§ Goal:
Output the material word for word. Leave each picture out.

╔══

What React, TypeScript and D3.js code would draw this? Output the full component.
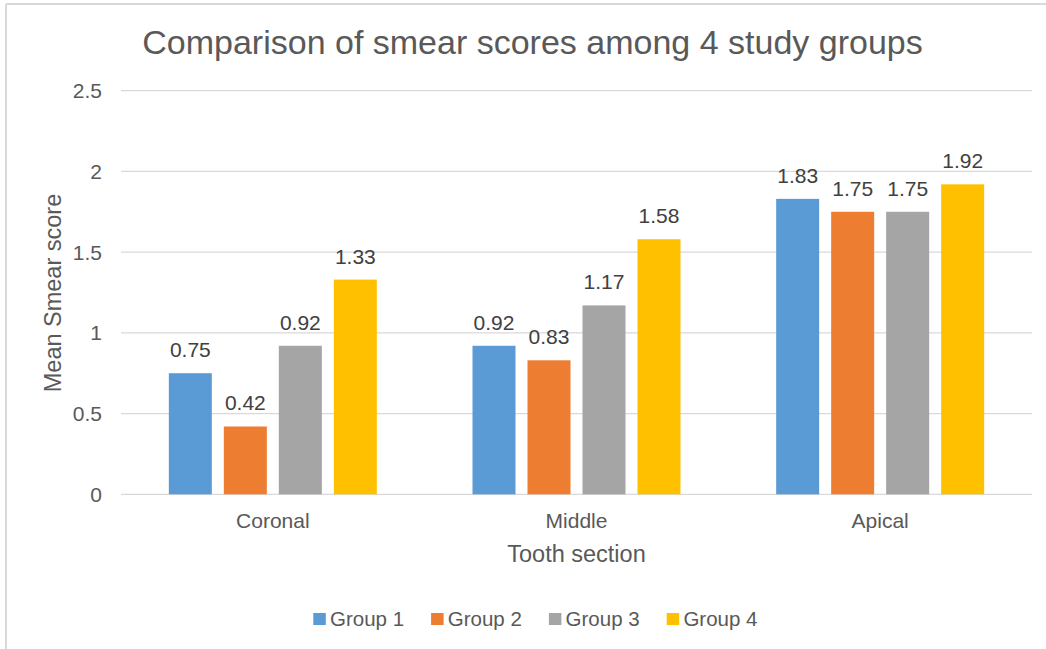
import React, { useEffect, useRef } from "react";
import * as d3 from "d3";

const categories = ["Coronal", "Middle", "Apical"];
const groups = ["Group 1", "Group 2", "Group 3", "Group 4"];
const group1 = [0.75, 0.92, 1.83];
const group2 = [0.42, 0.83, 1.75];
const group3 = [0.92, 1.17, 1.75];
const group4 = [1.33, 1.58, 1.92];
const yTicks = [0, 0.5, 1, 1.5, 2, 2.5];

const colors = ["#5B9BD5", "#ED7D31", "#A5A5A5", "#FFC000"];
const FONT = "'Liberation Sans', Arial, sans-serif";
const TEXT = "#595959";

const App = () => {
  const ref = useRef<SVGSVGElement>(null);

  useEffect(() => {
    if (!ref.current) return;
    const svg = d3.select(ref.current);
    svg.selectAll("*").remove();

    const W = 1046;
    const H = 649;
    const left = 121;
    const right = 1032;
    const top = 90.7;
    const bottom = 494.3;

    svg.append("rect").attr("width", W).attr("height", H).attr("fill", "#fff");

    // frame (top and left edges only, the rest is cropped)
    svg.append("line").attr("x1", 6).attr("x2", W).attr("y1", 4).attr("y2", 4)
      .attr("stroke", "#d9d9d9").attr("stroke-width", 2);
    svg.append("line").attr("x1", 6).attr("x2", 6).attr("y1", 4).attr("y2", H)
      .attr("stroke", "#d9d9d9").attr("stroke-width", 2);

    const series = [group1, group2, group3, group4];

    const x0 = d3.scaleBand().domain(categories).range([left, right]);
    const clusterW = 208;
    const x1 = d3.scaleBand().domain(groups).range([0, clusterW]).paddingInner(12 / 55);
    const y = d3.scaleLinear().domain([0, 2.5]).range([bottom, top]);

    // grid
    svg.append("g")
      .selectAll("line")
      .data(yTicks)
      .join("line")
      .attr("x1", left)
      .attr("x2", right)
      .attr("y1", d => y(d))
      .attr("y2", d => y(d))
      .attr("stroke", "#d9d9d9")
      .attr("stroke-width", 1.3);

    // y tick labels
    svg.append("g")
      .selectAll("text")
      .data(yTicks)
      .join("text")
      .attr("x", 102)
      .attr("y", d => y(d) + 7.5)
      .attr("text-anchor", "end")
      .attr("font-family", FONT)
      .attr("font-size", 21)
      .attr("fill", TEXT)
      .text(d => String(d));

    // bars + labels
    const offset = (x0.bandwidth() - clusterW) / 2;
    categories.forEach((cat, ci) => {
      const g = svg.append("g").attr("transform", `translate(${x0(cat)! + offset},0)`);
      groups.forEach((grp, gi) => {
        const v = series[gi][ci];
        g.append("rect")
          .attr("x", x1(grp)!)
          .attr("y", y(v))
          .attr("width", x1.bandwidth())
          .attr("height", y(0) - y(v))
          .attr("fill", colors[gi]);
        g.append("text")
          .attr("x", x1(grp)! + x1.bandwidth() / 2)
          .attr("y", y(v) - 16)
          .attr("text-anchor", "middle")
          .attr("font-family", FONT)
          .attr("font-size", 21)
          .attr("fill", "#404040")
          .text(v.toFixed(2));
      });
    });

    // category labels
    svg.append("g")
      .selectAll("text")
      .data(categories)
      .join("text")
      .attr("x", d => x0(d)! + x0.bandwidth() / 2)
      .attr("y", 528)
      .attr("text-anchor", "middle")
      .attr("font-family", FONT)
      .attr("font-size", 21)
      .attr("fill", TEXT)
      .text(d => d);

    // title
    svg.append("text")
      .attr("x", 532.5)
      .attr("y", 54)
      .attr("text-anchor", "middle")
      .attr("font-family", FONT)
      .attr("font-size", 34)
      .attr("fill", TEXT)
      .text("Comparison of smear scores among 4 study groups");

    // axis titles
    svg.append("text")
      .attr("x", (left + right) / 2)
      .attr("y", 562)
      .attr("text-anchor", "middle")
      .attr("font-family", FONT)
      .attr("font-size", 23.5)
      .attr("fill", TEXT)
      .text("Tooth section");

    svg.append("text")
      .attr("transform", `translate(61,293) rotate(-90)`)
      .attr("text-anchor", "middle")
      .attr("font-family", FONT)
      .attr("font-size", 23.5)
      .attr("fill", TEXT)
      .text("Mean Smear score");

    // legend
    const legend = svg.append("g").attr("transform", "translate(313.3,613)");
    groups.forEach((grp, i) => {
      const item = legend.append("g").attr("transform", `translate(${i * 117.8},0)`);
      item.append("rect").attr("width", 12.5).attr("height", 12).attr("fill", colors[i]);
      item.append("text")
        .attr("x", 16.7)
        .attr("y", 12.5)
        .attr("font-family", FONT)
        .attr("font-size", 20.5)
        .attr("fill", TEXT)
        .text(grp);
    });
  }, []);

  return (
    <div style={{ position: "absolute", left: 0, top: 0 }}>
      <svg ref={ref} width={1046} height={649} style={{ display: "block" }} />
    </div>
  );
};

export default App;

╚══

§ Response to the task:
What React, TypeScript and D3.js code would draw this? Output the full component.
import React, { useEffect, useRef } from "react";
import * as d3 from "d3";

const categories = ["Coronal", "Middle", "Apical"];
const groups = ["Group 1", "Group 2", "Group 3", "Group 4"];
const group1 = [0.75, 0.92, 1.83];
const group2 = [0.42, 0.83, 1.75];
const group3 = [0.92, 1.17, 1.75];
const group4 = [1.33, 1.58, 1.92];
const yTicks = [0, 0.5, 1, 1.5, 2, 2.5];

const colors = ["#5B9BD5", "#ED7D31", "#A5A5A5", "#FFC000"];
const FONT = "'Liberation Sans', Arial, sans-serif";
const TEXT = "#595959";

const App = () => {
  const ref = useRef<SVGSVGElement>(null);

  useEffect(() => {
    if (!ref.current) return;
    const svg = d3.select(ref.current);
    svg.selectAll("*").remove();

    const W = 1046;
    const H = 649;
    const left = 121;
    const right = 1032;
    const top = 90.7;
    const bottom = 494.3;

    svg.append("rect").attr("width", W).attr("height", H).attr("fill", "#fff");

    // frame (top and left edges only, the rest is cropped)
    svg.append("line").attr("x1", 6).attr("x2", W).attr("y1", 4).attr("y2", 4)
      .attr("stroke", "#d9d9d9").attr("stroke-width", 2);
    svg.append("line").attr("x1", 6).attr("x2", 6).attr("y1", 4).attr("y2", H)
      .attr("stroke", "#d9d9d9").attr("stroke-width", 2);

    const series = [group1, group2, group3, group4];

    const x0 = d3.scaleBand().domain(categories).range([left, right]);
    const clusterW = 208;
    const x1 = d3.scaleBand().domain(groups).range([0, clusterW]).paddingInner(12 / 55);
    const y = d3.scaleLinear().domain([0, 2.5]).range([bottom, top]);

    // grid
    svg.append("g")
      .selectAll("line")
      .data(yTicks)
      .join("line")
      .attr("x1", left)
      .attr("x2", right)
      .attr("y1", d => y(d))
      .attr("y2", d => y(d))
      .attr("stroke", "#d9d9d9")
      .attr("stroke-width", 1.3);

    // y tick labels
    svg.append("g")
      .selectAll("text")
      .data(yTicks)
      .join("text")
      .attr("x", 102)
      .attr("y", d => y(d) + 7.5)
      .attr("text-anchor", "end")
      .attr("font-family", FONT)
      .attr("font-size", 21)
      .attr("fill", TEXT)
      .text(d => String(d));

    // bars + labels
    const offset = (x0.bandwidth() - clusterW) / 2;
    categories.forEach((cat, ci) => {
      const g = svg.append("g").attr("transform", `translate(${x0(cat)! + offset},0)`);
      groups.forEach((grp, gi) => {
        const v = series[gi][ci];
        g.append("rect")
          .attr("x", x1(grp)!)
          .attr("y", y(v))
          .attr("width", x1.bandwidth())
          .attr("height", y(0) - y(v))
          .attr("fill", colors[gi]);
        g.append("text")
          .attr("x", x1(grp)! + x1.bandwidth() / 2)
          .attr("y", y(v) - 16)
          .attr("text-anchor", "middle")
          .attr("font-family", FONT)
          .attr("font-size", 21)
          .attr("fill", "#404040")
          .text(v.toFixed(2));
      });
    });

    // category labels
    svg.append("g")
      .selectAll("text")
      .data(categories)
      .join("text")
      .attr("x", d => x0(d)! + x0.bandwidth() / 2)
      .attr("y", 528)
      .attr("text-anchor", "middle")
      .attr("font-family", FONT)
      .attr("font-size", 21)
      .attr("fill", TEXT)
      .text(d => d);

    // title
    svg.append("text")
      .attr("x", 532.5)
      .attr("y", 54)
      .attr("text-anchor", "middle")
      .attr("font-family", FONT)
      .attr("font-size", 34)
      .attr("fill", TEXT)
      .text("Comparison of smear scores among 4 study groups");

    // axis titles
    svg.append("text")
      .attr("x", (left + right) / 2)
      .attr("y", 562)
      .attr("text-anchor", "middle")
      .attr("font-family", FONT)
      .attr("font-size", 23.5)
      .attr("fill", TEXT)
      .text("Tooth section");

    svg.append("text")
      .attr("transform", `translate(61,293) rotate(-90)`)
      .attr("text-anchor", "middle")
      .attr("font-family", FONT)
      .attr("font-size", 23.5)
      .attr("fill", TEXT)
      .text("Mean Smear score");

    // legend
    const legend = svg.append("g").attr("transform", "translate(313.3,613)");
    groups.forEach((grp, i) => {
      const item = legend.append("g").attr("transform", `translate(${i * 117.8},0)`);
      item.append("rect").attr("width", 12.5).attr("height", 12).attr("fill", colors[i]);
      item.append("text")
        .attr("x", 16.7)
        .attr("y", 12.5)
        .attr("font-family", FONT)
        .attr("font-size", 20.5)
        .attr("fill", TEXT)
        .text(grp);
    });
  }, []);

  return (
    <div style={{ position: "absolute", left: 0, top: 0 }}>
      <svg ref={ref} width={1046} height={649} style={{ display: "block" }} />
    </div>
  );
};

export default App;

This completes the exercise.